Английский биолог Конрад Хол Уоддингтон предложил в качестве модели придуманный им эпигенетический ландшафт (Ил. 1), который метафорически предопределял направление процесса. Например, шарик в этом ландшафте имеет лишь несколько возможных маршрутов, предопределенных его конфигурацией. Устойчивость этих маршрутов обеспечивала стабильность структур, форм и их разворачивания во времени. Уоддингтон снабдил свою схему изображением ландшафта, увиденного из‐под него. Здесь была представлена роль генов, которые натягивали пространственное поле, создавая форму ландшафта. Уоддингтон объяснял:

Важно понимать, что относительно простая упорядоченность эпигенетического ландшафта – ограниченность количества долин с точкой их разветвления и характерными контурами – это порождение более высокого порядка, зависимого от поддерживающей его сети гораздо более сложных взаимодействий.

Сложная система взаимодействий порождает некое поле, матрицу, которую я бы сравнил с энтелехией, предопределяющей антропологию своего времени и модели поведения человека, в том числе и художника.

Я, как и Пригов, считаю, что искусство – это антропологический феномен, связанный с энтелехией своего времени, которая предопределяет стратегии и аффекты. Но такая точка зрения делает идею направления (концептуализма, например) нерелевантной, хотя и эвристически в некоторых случаях полезной.

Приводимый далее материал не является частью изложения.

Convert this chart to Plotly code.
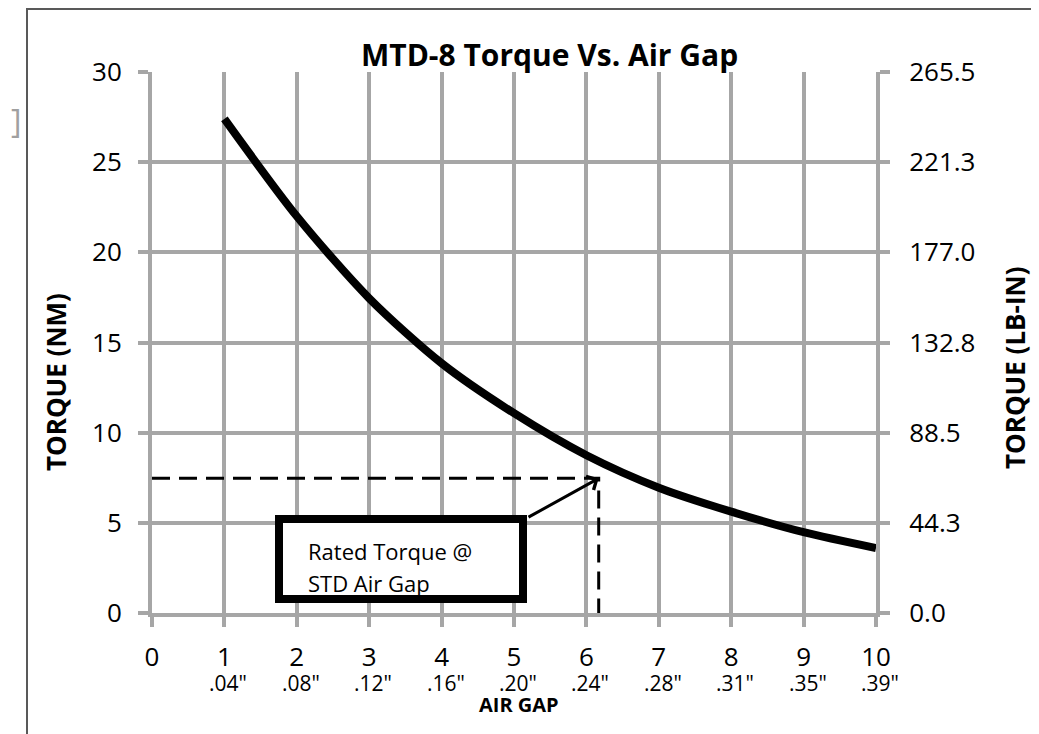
import plotly.graph_objects as go

# ---- data ----
gap_pos = [1, 2, 3, 4, 5, 6, 7, 8, 9, 10]
torque_nm = [27.4, 22.0, 17.45, 13.85, 11.08, 8.75, 6.95, 5.62, 4.48, 3.6]

x_ticks = [0, 1, 2, 3, 4, 5, 6, 7, 8, 9, 10]
x_sub_labels = ['.04"', '.08"', '.12"', '.16"', '.20"', '.24"', '.28"', '.31"', '.35"', '.39"']
nm_ticks = [0, 5, 10, 15, 20, 25, 30]
lbin_tick_labels = ["0.0", "44.3", "88.5", "132.8", "177.0", "221.3", "265.5"]
NM_TO_LBIN = 8.85

rated_gap = 6.17
rated_torque = 7.47

GRID = "#A6A6A6"
FONT = "Open Sans"

# ---- geometry: page pixels (body has an 8px margin) ----
OFF = 8
W, H = 1031, 726
L, R, T, B = 152 - OFF, 876 - OFF, 72 - OFF, 613 - OFF
XU = (R - L) / 10.0
YU = (B - T) / 30.0


def px(xpage):
    return (xpage - OFF - L) / (R - L)


def py(ypage):
    return (B - (ypage - OFF)) / (B - T)


def dx(xpage):
    return (xpage - OFF - L) / XU


def dy(ypage):
    return (B - (ypage - OFF)) / YU


fig = go.Figure()

fig.add_trace(go.Scatter(
    x=gap_pos, y=torque_nm, mode="lines",
    line=dict(color="black", width=8, shape="spline", smoothing=0.8),
    showlegend=False, hoverinfo="skip"))

# invisible trace on the right axis so it is drawn
fig.add_trace(go.Scatter(
    x=gap_pos, y=[v * NM_TO_LBIN for v in torque_nm], mode="lines",
    line=dict(width=0), opacity=0, yaxis="y2",
    showlegend=False, hoverinfo="skip"))

# dashed rated-torque guide
fig.add_trace(go.Scatter(
    x=[0, rated_gap, rated_gap], y=[rated_torque, rated_torque, 0],
    mode="lines", line=dict(color="black", width=3, dash="18px,9px"),
    showlegend=False, hoverinfo="skip"))

axis_common = dict(
    showgrid=True, gridcolor=GRID, gridwidth=4,
    showline=True, linecolor=GRID, linewidth=4,
    ticks="outside", ticklen=10, tickwidth=4, tickcolor=GRID,
    zeroline=False,
    tickfont=dict(family=FONT, size=26, color="black"),
)

fig.update_layout(
    width=W, height=H,
    margin=dict(l=L, r=W - R, t=T, b=H - B),
    paper_bgcolor="white", plot_bgcolor="white",
    xaxis=dict(range=[0, 10], tickvals=x_ticks, ticktext=[str(v) for v in x_ticks],
               ticklabelstandoff=8, **axis_common),
    yaxis=dict(range=[0, 30], tickvals=nm_ticks, ticktext=[str(v) for v in nm_ticks],
               ticklabelstandoff=11, **axis_common),
    yaxis2=dict(range=[0, 30 * NM_TO_LBIN], overlaying="y", side="right",
                tickvals=[v * NM_TO_LBIN for v in nm_ticks], ticktext=lbin_tick_labels,
                showgrid=False, showline=True, linecolor=GRID, linewidth=4,
                ticks="outside", ticklen=10, tickwidth=4, tickcolor=GRID,
                zeroline=False, ticklabelstandoff=14,
                tickfont=dict(family=FONT, size=26, color="black")),
    showlegend=False,
)

annotations = []
# sub labels under x ticks
for xv, lab in zip(x_ticks[1:], x_sub_labels):
    annotations.append(dict(x=xv, y=0, xref="x", yref="paper", text=lab, showarrow=False,
                            xanchor="center", yanchor="middle", yshift=-(683 - 613), xshift=4,
                            font=dict(family=FONT, size=21, color="black")))

annotations += [
    dict(x=px(549), y=py(54), xref="paper", yref="paper", text="<b>MTD-8 Torque Vs. Air Gap</b>",
         showarrow=False, xanchor="center", yanchor="middle",
         font=dict(family=FONT, size=30, color="black")),
    dict(x=px(56), y=py(382), xref="paper", yref="paper", text="<b>TORQUE (NM)</b>",
         showarrow=False, textangle=-90, xanchor="center", yanchor="middle",
         font=dict(family=FONT, size=26, color="black")),
    dict(x=px(1015), y=py(368), xref="paper", yref="paper", text="<b>TORQUE (LB-IN)</b>",
         showarrow=False, textangle=-90, xanchor="center", yanchor="middle",
         font=dict(family=FONT, size=26, color="black")),
    dict(x=px(519), y=py(704), xref="paper", yref="paper", text="<b>AIR GAP</b>",
         showarrow=False, xanchor="center", yanchor="middle",
         font=dict(family=FONT, size=20, color="black")),
    # arrow from box to rated point
    dict(x=rated_gap, y=rated_torque, xref="x", yref="y",
         ax=dx(527), ay=dy(518), axref="x", ayref="y", text="", showarrow=True,
         arrowhead=4, arrowsize=1, arrowwidth=3, arrowcolor="black", standoff=0),
    dict(x=dx(306), y=dy(551), xref="x", yref="y", text="Rated Torque @",
         showarrow=False, xanchor="left", yanchor="middle",
         font=dict(family=FONT, size=22, color="black")),
    dict(x=dx(306), y=dy(583), xref="x", yref="y", text="STD Air Gap",
         showarrow=False, xanchor="left", yanchor="middle",
         font=dict(family=FONT, size=22, color="black")),
    # stray bracket mark at the far left edge
    dict(x=px(9), y=py(120), xref="paper", yref="paper", text="]", showarrow=False,
         xanchor="left", yanchor="middle", font=dict(family=FONT, size=32, color="#a0a0a0")),
]
fig.update_layout(annotations=annotations)

shapes = [
    # outer chart frame
    dict(type="rect", xref="paper", yref="paper", x0=px(27), x1=px(1035), y0=py(760), y1=py(9),
         line=dict(color="#595959", width=2), fillcolor="rgba(0,0,0,0)", layer="below"),
    # annotation box
    dict(type="rect", xref="x", yref="y", x0=dx(279), x1=dx(523),
         y0=dy(599), y1=dy(519),
         line=dict(color="black", width=8), fillcolor="white", layer="above"),
]
fig.update_layout(shapes=shapes)

fig.write_html("out.html")
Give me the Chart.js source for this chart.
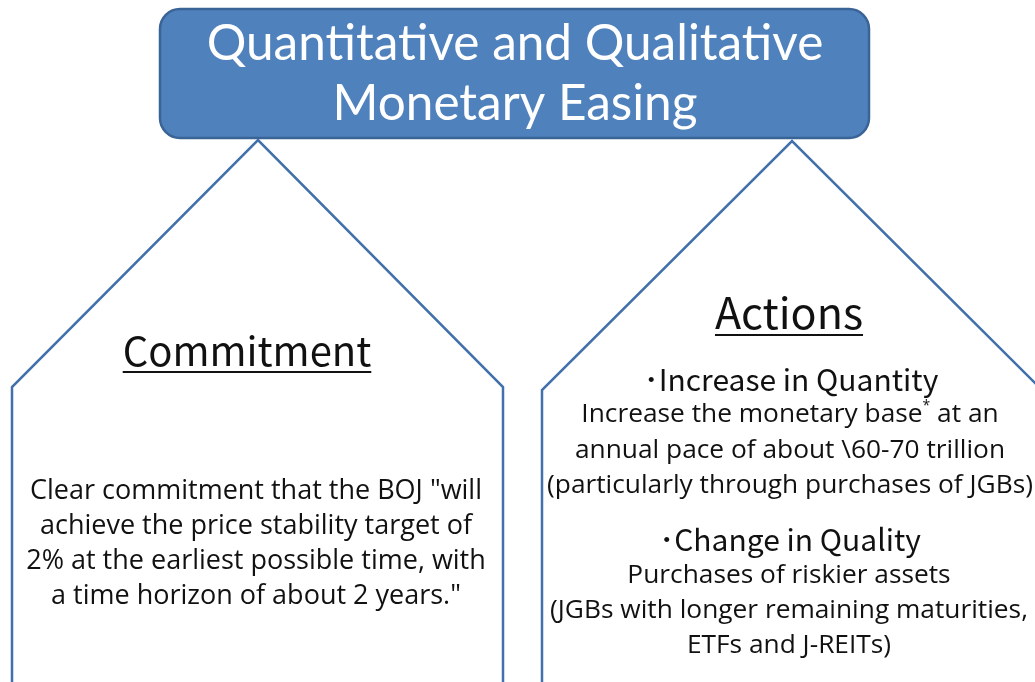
<!DOCTYPE html>
<html>
<head>
<meta charset="utf-8">
<script src="https://cdn.jsdelivr.net/npm/chart.js@4.4.1/dist/chart.umd.min.js"></script>
<style>
  html, body { margin: 0; padding: 0; background: #fff; }
  #wrap { width: 1035px; height: 682px; }
</style>
</head>
<body>
<div id="wrap"><canvas id="diagram" width="1035" height="682"></canvas></div>
<script>
// shape outlines (diagram coordinates, y grows downward)
const leftHouse = [
  { x: 12, y: 700 }, { x: 12, y: 387 }, { x: 258, y: 140 },
  { x: 503, y: 387 }, { x: 503, y: 700 }
];
const rightHouse = [
  { x: 542, y: 700 }, { x: 542, y: 390 }, { x: 792, y: 141 },
  { x: 1042, y: 390 }, { x: 1042, y: 700 }
];
const titleBox = { x0: 160, x1: 869, y0: 9, y1: 138 };

// texts
const titleLines = ['Quantitative and Qualitative', 'Monetary Easing'];
const leftHeading = 'Commitment';
const leftBody = [
  'Clear commitment that the BOJ "will',
  'achieve the price stability target of',
  '2% at the earliest possible time, with',
  'a time horizon of about 2 years."'
];
const rightHeading = 'Actions';
const quantityHead = '\uFF65Increase in Quantity';
const quantityBody = [
  ['Increase the monetary base', '*', ' at an'],
  ['annual pace of about \\60-70 trillion'],
  ['(particularly through purchases of JGBs)']
];
const qualityHead = '\uFF65Change in Quality';
const qualityBody = [
  ['Purchases of riskier assets'],
  ['(JGBs with longer remaining maturities,'],
  ['ETFs and J-REITs)']
];

const lineBlue = '#4170aa';
const boxFill = '#4f81bd';
const boxEdge = '#3b6496';
const headFont = '"Noto Sans CJK JP", "Noto Sans", sans-serif';
const bodyFont = '"Open Sans", "Noto Sans", sans-serif';
const titleFont = 'Lato, "Open Sans", sans-serif';

function drawCentered(ctx, parts, cx, cy, size, family, color) {
  // parts: array of strings; odd index = superscript
  const supSize = Math.round(size * 0.55);
  let total = 0;
  const widths = parts.map((p, i) => {
    ctx.font = (i % 2 ? supSize : size) + 'px ' + family;
    const w = ctx.measureText(p).width;
    total += w;
    return w;
  });
  let x = cx - total / 2;
  ctx.fillStyle = color;
  ctx.textBaseline = 'middle';
  ctx.textAlign = 'left';
  parts.forEach((p, i) => {
    ctx.font = (i % 2 ? supSize : size) + 'px ' + family;
    ctx.fillText(p, x, i % 2 ? cy - size * 0.35 : cy);
    x += widths[i];
  });
  return total;
}

function underlined(ctx, text, cx, cy, size, family, gap) {
  const w = drawCentered(ctx, [text], cx, cy, size, family, '#111');
  ctx.strokeStyle = '#111';
  ctx.lineWidth = 2;
  ctx.beginPath();
  ctx.moveTo(cx - w / 2, cy + gap);
  ctx.lineTo(cx + w / 2, cy + gap);
  ctx.stroke();
}

const annotations = {
  id: 'annotations',
  afterDatasetsDraw(chart) {
    const { ctx, scales: { x, y } } = chart;
    ctx.save();

    // title box
    const bx = x.getPixelForValue(titleBox.x0);
    const by = y.getPixelForValue(titleBox.y0);
    const bw = x.getPixelForValue(titleBox.x1) - bx;
    const bh = y.getPixelForValue(titleBox.y1) - by;
    ctx.beginPath();
    ctx.roundRect(bx, by, bw, bh, 20);
    ctx.fillStyle = boxFill;
    ctx.fill();
    ctx.lineWidth = 2.5;
    ctx.strokeStyle = boxEdge;
    ctx.stroke();

    const tcx = x.getPixelForValue(515);
    drawCentered(ctx, [titleLines[0]], tcx, y.getPixelForValue(44), 49.5, titleFont, '#fff');
    drawCentered(ctx, [titleLines[1]], tcx, y.getPixelForValue(104), 49.5, titleFont, '#fff');

    // left panel
    const lcx = x.getPixelForValue(256);
    underlined(ctx, leftHeading, x.getPixelForValue(247), y.getPixelForValue(351), 40, headFont, 21);
    leftBody.forEach((t, i) => {
      drawCentered(ctx, [t], lcx, y.getPixelForValue(491 + i * 35), 27, bodyFont, '#111');
    });

    // right panel
    underlined(ctx, rightHeading, x.getPixelForValue(789), y.getPixelForValue(313), 43, headFont, 22);
    drawCentered(ctx, [quantityHead], x.getPixelForValue(791), y.getPixelForValue(380), 30, headFont, '#111');
    quantityBody.forEach((t, i) => {
      drawCentered(ctx, t, x.getPixelForValue(790), y.getPixelForValue(415 + i * 35.5), 26.3, bodyFont, '#111');
    });
    drawCentered(ctx, [qualityHead], x.getPixelForValue(790), y.getPixelForValue(540), 30, headFont, '#111');
    qualityBody.forEach((t, i) => {
      drawCentered(ctx, t, x.getPixelForValue(789), y.getPixelForValue(576 + i * 35), 26.3, bodyFont, '#111');
    });

    ctx.restore();
  }
};

const outline = (pts) => ({
  type: 'line',
  data: pts,
  borderColor: lineBlue,
  borderWidth: 2.5,
  borderJoinStyle: 'miter',
  pointRadius: 0,
  fill: false,
  tension: 0
});

new Chart(document.getElementById('diagram'), {
  type: 'scatter',
  data: { datasets: [outline(leftHouse), outline(rightHouse)] },
  options: {
    responsive: false,
    animation: false,
    showLine: true,
    layout: { padding: 0 },
    plugins: { legend: { display: false }, tooltip: { enabled: false } },
    scales: {
      x: { type: 'linear', min: 0, max: 1035, display: false },
      y: { type: 'linear', min: 0, max: 682, reverse: true, display: false }
    }
  },
  plugins: [annotations]
});
</script>
</body>
</html>
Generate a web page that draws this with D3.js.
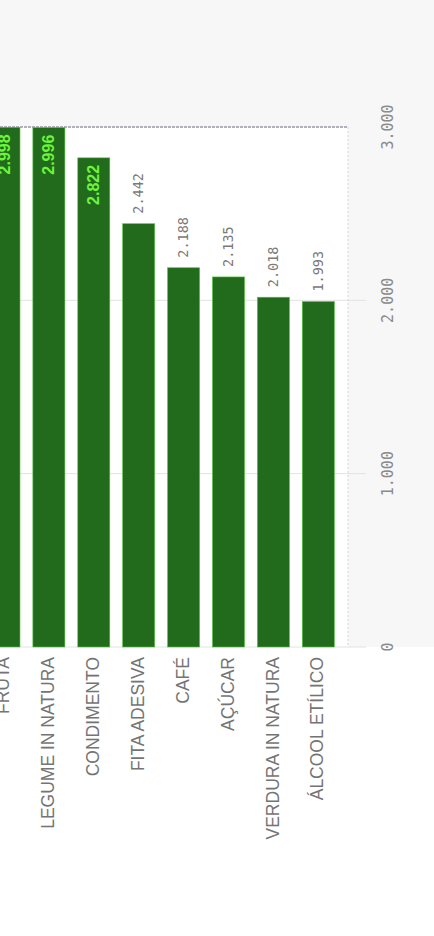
<!DOCTYPE html>
<html>
<head>
<meta charset="utf-8">
<script src="https://cdn.jsdelivr.net/npm/d3@7"></script>
<style>
  html, body { margin: 0; padding: 0; background: #f9f9f9; }
  svg { display: block; }
</style>
</head>
<body>
<svg id="chart" width="434" height="936"></svg>
<script>
const categories = ["FRUTA", "LEGUME IN NATURA", "CONDIMENTO", "FITA ADESIVA", "CAFÉ", "AÇÚCAR", "VERDURA IN NATURA", "ÁLCOOL ETÍLICO"];
const values = [2998, 2996, 2822, 2442, 2188, 2135, 2018, 1993];
const tickValues = [0, 1000, 2000, 3000];
const tickLabels = ["0", "1.000", "2.000", "3.000"];

const W = 434, H = 936;
const plotLeft = 0, plotRight = 348, plotTop = 127, plotBottom = 647;

const svg = d3.select("#chart");

const locale = d3.formatLocale({ decimal: ",", thousands: ".", grouping: [3], currency: ["", ""] });
const fmt = locale.format(",d");

const x = d3.scaleBand()
  .domain(categories)
  .range([-25.5, 347.8])
  .paddingInner(0.287)
  .paddingOuter(0.3);

const y = d3.scaleLinear()
  .domain([0, 3000])
  .range([plotBottom, plotTop]);

// backgrounds
svg.append("rect").attr("x", 0).attr("y", 0).attr("width", W).attr("height", H).attr("fill", "#f7f7f7");
svg.append("rect").attr("x", 0).attr("y", plotTop).attr("width", plotRight).attr("height", H - plotTop).attr("fill", "#ffffff");
svg.append("rect").attr("x", 0).attr("y", plotBottom).attr("width", W).attr("height", H - plotBottom).attr("fill", "#ffffff");

// gridlines
svg.append("g").selectAll("line")
  .data(tickValues)
  .join("line")
  .attr("x1", plotLeft)
  .attr("x2", d => d === 3000 ? plotRight : 366)
  .attr("y1", d => y(d))
  .attr("y2", d => y(d))
  .attr("stroke", d => d === 3000 ? "#9a9aa6" : "#e2e2e2")
  .attr("stroke-width", d => d === 3000 ? 1.3 : 1)
  .attr("stroke-dasharray", d => d === 3000 ? "3,1" : null);

svg.append("line")
  .attr("x1", plotRight).attr("x2", plotRight)
  .attr("y1", plotTop).attr("y2", plotBottom)
  .attr("stroke", "#d6d6d6").attr("stroke-dasharray", "2,2");

// value axis tick labels (right side, rotated)
svg.append("g").selectAll("text")
  .data(tickValues)
  .join("text")
  .attr("transform", d => `translate(388,${y(d)}) rotate(-90)`)
  .attr("text-anchor", "middle")
  .attr("dy", "0.35em")
  .attr("font-family", "DejaVu Sans Mono, monospace")
  .attr("font-size", 15)
  .attr("fill", "#8a8a8a")
  .text((d, i) => tickLabels[i]);

// bars
svg.append("g").selectAll("rect")
  .data(values)
  .join("rect")
  .attr("x", (d, i) => x(categories[i]))
  .attr("width", x.bandwidth())
  .attr("y", d => y(d))
  .attr("height", d => y(0) - y(d))
  .attr("fill", "#236b1c")
  .attr("stroke", "#4fc43a")
  .attr("stroke-width", 0.6);

// value labels
const inside = d => d > 2600;
svg.append("g").selectAll("text")
  .data(values)
  .join("text")
  .attr("transform", (d, i) => {
    const cx = x(categories[i]) + x.bandwidth() / 2;
    const yy = inside(d) ? y(d) + 7 : y(d) - 10;
    return `translate(${cx},${yy}) rotate(-90)`;
  })
  .attr("text-anchor", d => inside(d) ? "end" : "start")
  .attr("dy", "0.35em")
  .attr("font-family", d => inside(d) ? "Liberation Sans, Arial, sans-serif" : "DejaVu Sans Mono, monospace")
  .attr("font-weight", d => inside(d) ? "bold" : "normal")
  .attr("font-size", d => inside(d) ? 16 : 13.5)
  .attr("fill", d => inside(d) ? "#6cf53c" : "#7a7a7a")
  .text(d => fmt(d));

// category labels
svg.append("g").selectAll("text")
  .data(categories)
  .join("text")
  .attr("transform", d => `translate(${x(d) + x.bandwidth() / 2 - 1},${plotBottom + 10}) rotate(-90)`)
  .attr("text-anchor", "end")
  .attr("dy", "0.35em")
  .attr("font-family", "Liberation Sans, Arial, sans-serif")
  .attr("font-size", 17.5)
  .attr("fill", "#747474")
  .text(d => d);
</script>
</body>
</html>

В последующих главах этой книги я не собираюсь описывать творчество Пригова как систему, но именно как разветвленную сеть художественных стратегий. Я, впрочем, и не верю в возможность описать чье‐либо творчество как целостность. Некоторые из упомянутых мной тем получат в дальнейшем более углубленное рассмотрение. Глава вторая говорит об энтелехии у Пригова; глава третья – о динамике конфигураций, глава четвертая – о темпоральности у Пригова, о конструировании знаков в горизонте их разворачивания; глава пятая – о конструировании аффектов и манипулировании ими; глава шестая касается приговской антропологии и биологии. В длинной седьмой главе делается попытка рассмотреть совокупность стратегий в одном из романов Пригова.

Глава 2

Между невидимым и видимым: энтелехия и морфогенез у Пригова

1

В короткой автобиографии 2003 года Пригов пишет, что художественные влияния на него «сменялись последовательно – от Микеланджело до Бойса», литературных же влияний на себя он не обнаруживает, «так как всю свою жизнь старался транспонировать визуальные идеи во все время отстававшую сферу вербальности». Иными словами, литературные тексты Пригова могут пониматься как эквиваленты визуальных конструкций, перенесенных в словесную сферу. Но что означает «транспонирование», о котором говорит художник?